Peace lilies: are we propping up bad myths? Droop-watering, “low light,” and rootbound blooms don’t add up
I keep seeing the same advice repeated for peace lilies:
- They’re “low light” plants.
- Water when they dramatically droop.
- Keep them rootbound to encourage blooms.
After years of watching these circulate, I’m convinced most of this is either misunderstood or actively harmful indoors. Here’s why, and I’d love real data from folks willing to poke at the assumptions.
1) “Water when it droops” sounds convenient, but repeated turgor loss isn’t benign.
- Recurrent wilting correlates with persistent brown tips, leaf edge necrosis, and shorter leaf lifespan in my side-by-sides.
- The plant looks “forgiving” because it perks up, but the cumulative damage shows up weeks later as ragged leaves and reduced vigor.
- Hypothesis: repeated hydraulic stress + low-oxygen media = root damage that masquerades as “salt/fluoride burn.”
2) Rootbound-for-blooms feels like survivorship bias.
- Commercial peace lilies are often bloom-forced with gibberellins; people bring them home and assume the pot tightness was the trigger.
- When I upsized into a very airy, evenly moist mix and increased DLI, blooms returned without letting it get pot-bound again.
- If bloom were a rootbound stress response, why do many never rebloom in dim rooms even when roots are circling?
3) Are we blaming “fluoride burn” when the real culprit is alkalinity and pH drift?
- Dracaena is well-documented as fluoride-sensitive.
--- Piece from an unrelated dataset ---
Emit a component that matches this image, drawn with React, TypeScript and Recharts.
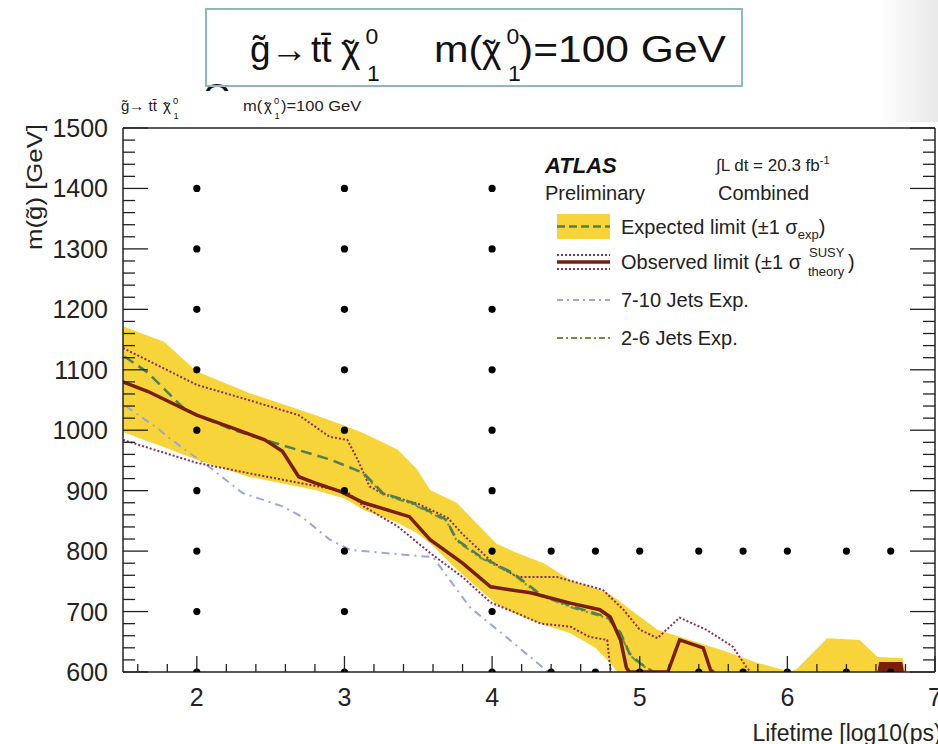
import React from 'react';
import { ComposedChart, XAxis, YAxis, Line, Area, Scatter } from 'recharts';

const FONT = '"Liberation Sans", Arial, Helvetica, sans-serif';

// expected limit +-1 sigma band (lifetime, low, high)
const bandLifetime = [1.5, 1.78, 2.0, 2.35, 2.8, 3.0, 3.13, 3.36, 3.49, 3.58, 3.76, 3.9, 4.03, 4.17, 4.35, 4.53, 4.7, 4.78, 4.85, 4.91, 5.12, 5.34, 5.56, 5.8, 5.95, 6.02, 6.06, 6.27, 6.49, 6.61, 6.78, 6.8];
const bandLow = [997, 972, 951, 923, 901, 887, 868, 847, 830, 813, 770, 740, 712, 695, 678, 664, 640, 620, 600, 600, 600, 600, 600, 600, 600, 600, 600, 600, 600, 600, 600, 600];
const bandHigh = [1172, 1146, 1097, 1062, 1025, 1008, 995, 968, 936, 901, 880, 845, 812, 797, 780, 752, 738, 731, 720, 708, 670, 653, 636, 615, 605, 601, 604, 656, 653, 625, 623, 600];

// expected limit (dashed)
const expLifetime = [1.51, 1.67, 1.9, 2.0, 2.24, 2.46, 2.69, 2.91, 3.13, 3.26, 3.46, 3.69, 3.76, 3.92, 4.14, 4.33, 4.55, 4.78, 4.87, 4.93, 5.0, 5.09, 5.2];
const expMass = [1122, 1095, 1039, 1025, 1001, 984, 967, 951, 929, 896, 880, 852, 819, 791, 764, 728, 708, 691, 665, 631, 615, 600, 600];

// observed limit (solid)
const obsLifetime = [1.5, 1.67, 2.0, 2.24, 2.46, 2.58, 2.69, 2.8, 2.98, 3.13, 3.44, 3.58, 3.8, 3.99, 4.26, 4.53, 4.73, 4.8, 4.87, 4.91, 4.93, 5.19, 5.27, 5.43, 5.48, 5.5];
const obsMass = [1080, 1064, 1025, 1004, 984, 965, 923, 913, 898, 880, 857, 819, 780, 741, 731, 714, 703, 691, 653, 607, 600, 600, 653, 640, 603, 600];
const obsIslandLifetime = [6.62, 6.63, 6.77, 6.78];
const obsIslandMass = [600, 614, 614, 600];

// observed +1 sigma theory (dotted)
const obsUpLifetime = [1.5, 2.0, 2.35, 2.69, 2.9, 3.02, 3.09, 3.17, 3.26, 3.5, 3.7, 3.8, 4.0, 4.17, 4.33, 4.44, 4.75, 4.89, 5.0, 5.12, 5.27, 5.45, 5.63, 5.72, 5.75];
const obsUpMass = [1136, 1075, 1050, 1025, 989, 984, 951, 907, 895, 878, 855, 828, 782, 757, 757, 757, 736, 703, 670, 656, 690, 670, 642, 609, 600];

// observed -1 sigma theory (dotted)
const obsDownLifetime = [1.5, 1.67, 2.0, 2.35, 2.69, 3.02, 3.13, 3.36, 3.58, 3.8, 3.99, 4.17, 4.33, 4.53, 4.66, 4.78, 4.8, 4.81];
const obsDownMass = [984, 971, 946, 929, 913, 898, 874, 841, 797, 757, 715, 697, 680, 675, 658, 653, 607, 600];

// 7-10 jets expected
const jets710Lifetime = [1.52, 1.58, 1.72, 1.83, 1.97, 2.08, 2.31, 2.58, 2.71, 2.9, 3.04, 3.36, 3.6, 3.85, 4.12, 4.38];
const jets710Mass = [1040, 1029, 1006, 984, 959, 940, 896, 874, 857, 819, 802, 795, 790, 707, 653, 600];

// 2-6 jets expected
const jets26Lifetime = [3.13, 3.26, 3.46, 3.69, 3.76, 3.92, 4.14, 4.33, 4.55, 4.78, 4.87, 4.93, 5.0, 5.1];
const jets26Mass = [927, 894, 878, 850, 817, 789, 762, 726, 706, 689, 663, 629, 613, 600];

// signal grid points
const gridLifetime = [2, 3, 4];
const gridMass = [600, 700, 800, 900, 1000, 1100, 1200, 1300, 1400];
const extraLifetime = [4.4, 4.7, 5.0, 5.4, 5.7, 6.0, 6.4, 6.7];
const extraMass = [600, 800];

const xTicks = Array.from({ length: 28 }, (_, i) => Math.round((1.6 + i * 0.2) * 10) / 10);
const yTicks = Array.from({ length: 46 }, (_, i) => 600 + i * 20);

const toPoints = (xs: number[], ys: number[]) => xs.map((x, i) => ({ x, y: ys[i] }));

const bandData = bandLifetime.map((x, i) => ({ x, band: [bandLow[i], bandHigh[i]] }));
const gridPoints = [
  ...gridLifetime.flatMap((x) => gridMass.map((y) => ({ x, y }))),
  ...extraLifetime.flatMap((x) => extraMass.map((y) => ({ x, y }))),
];

const AX = '#222';
const isMajorX = (v: number) => Math.abs(v - Math.round(v)) < 1e-6;

const BottomTick = ({ x, y, payload }: any) => {
  const major = isMajorX(payload.value);
  return (
    <g>
      <line x1={x} x2={x} y1={y} y2={y - (major ? 16 : 8)} stroke={AX} strokeWidth={1.3} />
      {major && (
        <text x={x} y={y + 34} textAnchor="middle" fontSize={25} fontFamily={FONT} fill="#222">
          {payload.value}
        </text>
      )}
    </g>
  );
};

const TopTick = ({ x, y, payload }: any) => {
  const major = isMajorX(payload.value);
  return <line x1={x} x2={x} y1={y} y2={y + (major ? 16 : 8)} stroke={AX} strokeWidth={1.3} />;
};

const LeftTick = ({ x, y, payload }: any) => {
  const major = payload.value % 100 === 0;
  return (
    <g>
      <line x1={x} x2={x + (major ? 25 : 12)} y1={y} y2={y} stroke={AX} strokeWidth={1.3} />
      {major && (
        <text x={x - 15} y={y + 9} textAnchor="end" fontSize={25} fontFamily={FONT} fill="#222">
          {payload.value}
        </text>
      )}
    </g>
  );
};

const RightTick = ({ x, y, payload }: any) => {
  const major = payload.value % 100 === 0;
  return <line x1={x} x2={x - (major ? 25 : 12)} y1={y} y2={y} stroke={AX} strokeWidth={1.3} />;
};

const Dot = (p: any) => <circle cx={p.cx} cy={p.cy} r={3.6} fill="#000" />;

// text with a horizontal stretch, like the reference image
const T = ({ x, y, size, sx = 1, children, ...rest }: any) => (
  <text transform={`translate(${x},${y}) scale(${sx},1)`} fontSize={size} {...rest}>
    {children}
  </text>
);

// chi with a tilde on top, plus super 0 and sub 1
const Chi = ({ x, y, size, sx = 1 }: any) => (
  <g transform={`translate(${x},${y}) scale(${sx},1)`} fill="#111">
    <text x={0} y={0} fontSize={size}>χ</text>
    <text x={size * 0.06} y={size * 0.06} fontSize={size * 0.9}>˜</text>
    <text x={size * 0.66} y={-size * 0.5} fontSize={size * 0.62}>0</text>
    <text x={size * 0.7} y={size * 0.5} fontSize={size * 0.62}>1</text>
  </g>
);

const YELLOW = '#f7d43a';
const EXP = '#4f7f55';
const OBS = '#7b1f0d';
const THEORY = '#8a2d55';
const J710 = '#9aa6dd';
const J26 = '#6f8f3f';

export default function App() {
  return (
    <div style={{ position: 'absolute', left: 0, top: 0, width: 938, height: 744, background: '#fff', overflow: 'hidden' }}>
      <svg width={938} height={744} style={{ position: 'absolute', left: 0, top: 0 }}>
        <defs>
          <linearGradient id="shade" x1="0" x2="1" y1="0" y2="0">
            <stop offset="0" stopColor="#fff" />
            <stop offset="1" stopColor="#e9e9e9" />
          </linearGradient>
        </defs>
        <rect x={880} y={0} width={58} height={122} fill="url(#shade)" />
      </svg>
      <div style={{ position: 'absolute', left: 0, top: 0 }}>
        <ComposedChart
          width={938}
          height={744}
          margin={{ top: 127, right: 2, bottom: 71, left: 122 }}
        >
          <XAxis
            xAxisId={0}
            dataKey="x"
            type="number"
            domain={[1.5, 7]}
            allowDataOverflow
            ticks={xTicks}
            interval={0}
            height={1}
            tickSize={0}
            tickMargin={0}
            tickLine={false}
            tick={BottomTick}
            axisLine={{ stroke: AX, strokeWidth: 1.5 }}
          />
          <XAxis
            xAxisId="top"
            orientation="top"
            type="number"
            domain={[1.5, 7]}
            allowDataOverflow
            ticks={xTicks}
            interval={0}
            height={1}
            tickSize={0}
            tickMargin={0}
            tickLine={false}
            tick={TopTick}
            axisLine={{ stroke: AX, strokeWidth: 1.5 }}
          />
          <YAxis
            yAxisId={0}
            dataKey="y"
            type="number"
            domain={[600, 1500]}
            allowDataOverflow
            ticks={yTicks}
            interval={0}
            width={1}
            tickSize={0}
            tickMargin={0}
            tickLine={false}
            tick={LeftTick}
            axisLine={{ stroke: AX, strokeWidth: 1.5 }}
          />
          <YAxis
            yAxisId="right"
            orientation="right"
            type="number"
            domain={[600, 1500]}
            allowDataOverflow
            ticks={yTicks}
            interval={0}
            width={1}
            tickSize={0}
            tickMargin={0}
            tickLine={false}
            tick={RightTick}
            axisLine={{ stroke: AX, strokeWidth: 1.5 }}
          />

          <Area
            data={bandData}
            dataKey="band"
            type="linear"
            stroke="none"
            fill={YELLOW}
            fillOpacity={1}
            isAnimationActive={false}
            activeDot={false}
          />
          <Line data={toPoints(jets710Lifetime, jets710Mass)} dataKey="y" type="linear" stroke={J710} strokeWidth={2} strokeDasharray="8 5 2 5" dot={false} activeDot={false} isAnimationActive={false} />
          <Line data={toPoints(obsDownLifetime, obsDownMass)} dataKey="y" type="linear" stroke={THEORY} strokeWidth={2} strokeDasharray="2 2" dot={false} activeDot={false} isAnimationActive={false} />
          <Line data={toPoints(obsUpLifetime, obsUpMass)} dataKey="y" type="linear" stroke={THEORY} strokeWidth={2} strokeDasharray="2 2" dot={false} activeDot={false} isAnimationActive={false} />
          <Line data={toPoints(jets26Lifetime, jets26Mass)} dataKey="y" type="linear" stroke={J26} strokeWidth={2} strokeDasharray="8 3 2 3 2 3" dot={false} activeDot={false} isAnimationActive={false} />
          <Line data={toPoints(expLifetime, expMass)} dataKey="y" type="linear" stroke={EXP} strokeWidth={2.5} strokeDasharray="11 6" dot={false} activeDot={false} isAnimationActive={false} />
          <Line data={toPoints(obsLifetime, obsMass)} dataKey="y" type="linear" stroke={OBS} strokeWidth={3.5} dot={false} activeDot={false} isAnimationActive={false} />
          <Area data={toPoints(obsIslandLifetime, obsIslandMass)} dataKey="y" type="linear" baseValue={600} stroke={OBS} strokeWidth={3} fill={OBS} fillOpacity={1} activeDot={false} isAnimationActive={false} />
          <Scatter data={gridPoints} dataKey="y" shape={Dot} isAnimationActive={false} />
        </ComposedChart>
      </div>

      <svg width={938} height={744} style={{ position: 'absolute', left: 0, top: 0, pointerEvents: 'none' }} fontFamily={FONT}>
        <defs>
          <clipPath id="oclip">
            <rect x={195} y={70} width={45} height={21} />
          </clipPath>
        </defs>
        <text x={203} y={110} fontSize={36} fill="#111" clipPath="url(#oclip)">O</text>

        {/* title box */}
        <rect x={206} y={9} width={536} height={77} fill="none" stroke="#8cb9bf" strokeWidth={2} />
        <T x={250} y={62} size={37} fill="#111">g̃→</T>
        <T x={311} y={62} size={37} fill="#111">tt̄</T>
        <Chi x={341} y={62} size={37} />
        <T x={434} y={62} size={37} sx={1.12} fill="#111">m(</T>
        <Chi x={482} y={62} size={37} sx={1.0} />
        <T x={519} y={62} size={37} sx={1.15} fill="#111">)=100 GeV</T>

        {/* small title */}
        <T x={121} y={111} size={15} fill="#222">g̃→ tt̄</T>
        <Chi x={163} y={111} size={15} />
        <T x={243} y={111} size={15} sx={1.1} fill="#222">m(</T>
        <Chi x={264} y={111} size={15} />
        <T x={281} y={111} size={15} sx={1.1} fill="#222">)=100 GeV</T>

        {/* axis titles */}
        <text x={948} y={741} fontSize={23} textAnchor="end" fill="#222">Lifetime [log10(ps)]</text>
        <text transform="translate(42,124) rotate(-90) scale(1.12,1)" fontSize={23} textAnchor="end" fill="#222">m(g̃) [GeV]</text>

        {/* ATLAS labels */}
        <text x={545} y={173} fontSize={22} fontWeight="bold" fontStyle="italic" fill="#111">ATLAS</text>
        <text x={545} y={200} fontSize={20} fill="#222">Preliminary</text>
        <text x={716} y={171} fontSize={17} fill="#222">∫L dt = 20.3 fb<tspan dy={-7} fontSize={11}>-1</tspan></text>
        <text x={718} y={200} fontSize={20} fill="#222">Combined</text>

        {/* legend */}
        <rect x={557} y={214} width={53} height={25} fill={YELLOW} />
        <line x1={557} x2={610} y1={226.5} y2={226.5} stroke={EXP} strokeWidth={2.5} strokeDasharray="8 4" />
        <text x={621} y={234} fontSize={20} fill="#222">
          Expected limit (±1 σ<tspan dy={5} fontSize={13}>exp</tspan><tspan dy={-5}>)</tspan>
        </text>

        <line x1={557} x2={610} y1={255} y2={255} stroke={THEORY} strokeWidth={2} strokeDasharray="2 2" />
        <line x1={557} x2={610} y1={262} y2={262} stroke={OBS} strokeWidth={3.5} />
        <line x1={557} x2={610} y1={269} y2={269} stroke={THEORY} strokeWidth={2} strokeDasharray="2 2" />
        <text x={621} y={269} fontSize={20} fill="#222">Observed limit (±1 σ</text>
        <text x={809} y={257} fontSize={13} fill="#222">SUSY</text>
        <text x={808} y={276} fontSize={13} fill="#222">theory</text>
        <text x={848} y={269} fontSize={20} fill="#222">)</text>

        <line x1={557} x2={610} y1={300} y2={300} stroke={J710} strokeWidth={2} strokeDasharray="6 4 2 4" />
        <text x={621} y={307} fontSize={20} fill="#222">7-10 Jets Exp.</text>

        <line x1={557} x2={610} y1={338} y2={338} stroke={J26} strokeWidth={2} strokeDasharray="6 3 2 3" />
        <text x={621} y={345} fontSize={20} fill="#222">2-6 Jets Exp.</text>
      </svg>
    </div>
  );
}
Spathiphyllum? The evidence is shakier.
- High alkalinity tap water + limed peat mixes push substrate pH up over time, leading to iron/manganese lockout (chlorosis, weak growth, tip necrosis).
- People switch to distilled/rain and see improvement, then credit “no fluoride,” when the main fix was reduced alkalinity and lower EC.
4) “Low light” isn’t the same as “adequate light.”
- A living room that keeps leaves green isn’t necessarily enough to sustain flowering. Typical indoor DLI is tiny compared to even bright shade outdoors.
- The “low light” label seems to excuse dim conditions that lead to no blooms, slow decline, and overwatering problems in dense mixes.
If you’re game, can we crowdsource some actual numbers and experiences to test these?
Share:
- Water source: municipal well/tap/distilled/rain; alkalinity (KH) if you know it; EC/TDS; pH (even a strip/cheap pen helps).
- Potting: mix recipe, pot material, drainage; any added lime; repot cadence.
- Light: approximate DLI or at least sustained PPFD/lux at plant height and hours on; window orientation or fixture specs.
- Care style: do you wait for a full droop, water by pot weight, or soil feel? Frequency between “hard droops.”
- Fertilizer: product, rate, and frequency.
- Plant origin: big-box forced bloomer vs division; how long since purchase; bloom frequency since.
- Outcomes: tip burn prevalence, leaf lifespan, root health at repot, time to rebloom.
Simple challenges to try for 6-8 weeks:
- If you water on droop, switch to weight-based watering, keep the medium evenly moist but airy, and log tip burn/leaf longevity.
- If you rely on “rootbound = blooms,” divide/repot into fresh, coarse mix and raise DLI (aim 8-12 mol/day; e.g., 150-250 µmol/m²/s for 12 h). Report bloom timing.
- If you suspect “fluoride burn,” test with low-alkalinity water plus modest fertilizer to EC 0.8-1.0 mS/cm; track runoff pH trend.
Also, if anyone has links to actual horticultural trials on:
- GA3/BA forcing protocols for Spathiphyllum flowering;
- documented fluoride sensitivity for peace lily vs general salinity/alkalinity effects;
- substrate pH drift under high alkalinity irrigation in peat mixes;
drop them. I’m not interested in repeating easy advice that slowly wrecks plants just because it’s convenient. If the consensus is that peace lilies thrive with steady moisture in high-oxygen media, moderate-to-high indoor light, and controlled alkalinity-and that droop-watering/rootbound myths are artifacts of retail production-we should say so and retire the old scripts. Who’s got data?